Plateforme pour la prochaine échéance
Sur le terrain, Women in Front travaille avec les femmes affiliées à des partis ou avec des indépendantes. «Dans chaque circonscription, il y a des chances que les femmes percent les listes», assurent les cofondatrices de l’ONG qui confient avoir identifié les circonscriptions où «un lobbying peut être exercé». Il est à noter que toute la stratégie a été élaborée sur base de la loi électorale de 1960.


«Nous travaillons avec des candidates indépendantes, mais aussi avec des femmes affiliées aux différents partis politiques, ces dernières ayant plus de chances de percer, constate Joëlle Abou Farhat Rizkallah.
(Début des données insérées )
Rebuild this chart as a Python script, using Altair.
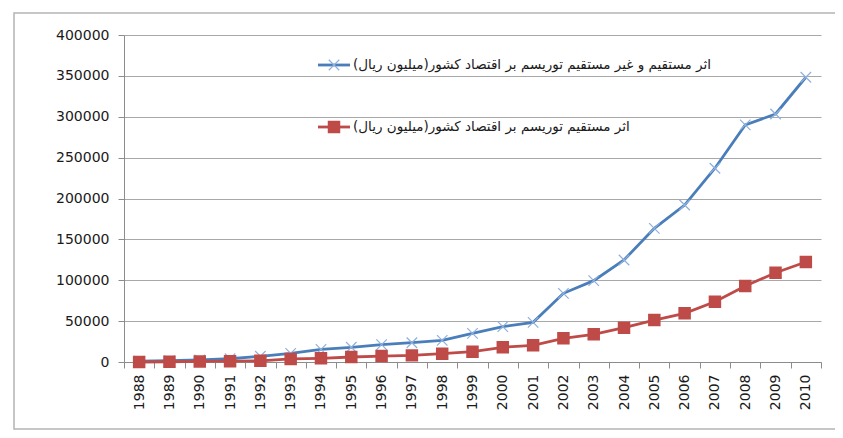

Nous essayons de pousser les partis à avoir plus de femmes sur leurs listes. Nous ne sommes pas très optimistes à cet égard, mais l’idée derrière tout ce travail est de préparer une plateforme pour les prochaines élections municipales et parlementaires.»
«Pour une fois, nous avons réussi à aboutir à une sorte de coalition entre les candidates, relève Nada Saleh Anid. Toutes les femmes ont senti l’urgence de se fédérer pour une cause commune. Certaines le font pour la cause. Elles savent qu’elles n’ont aucune chance, mais elles se présentent quand même parce qu’elles sont convaincues qu’il faudrait changer les choses.»


Malgré leurs ambitions, les cofondatrices de Women in Front ont les pieds sur terre. Joëlle Abou Farhat Rizkallah souligne à ce sujet: «Étant donné la structure et la conjoncture actuelle du pays, nous n’espérons pas avoir beaucoup de femmes au Parlement. Nous formerons toutefois un gouvernement de l’ombre qui sera composé entièrement de femmes. Elles travailleront à exécuter le manifeste que nous allons lancer et qui contient un nombre de revendications et de réformes dans les différents domaines. Nous allons certainement réussir à opérer un changement. C’est la raison pour laquelle les femmes doivent être prêtes.»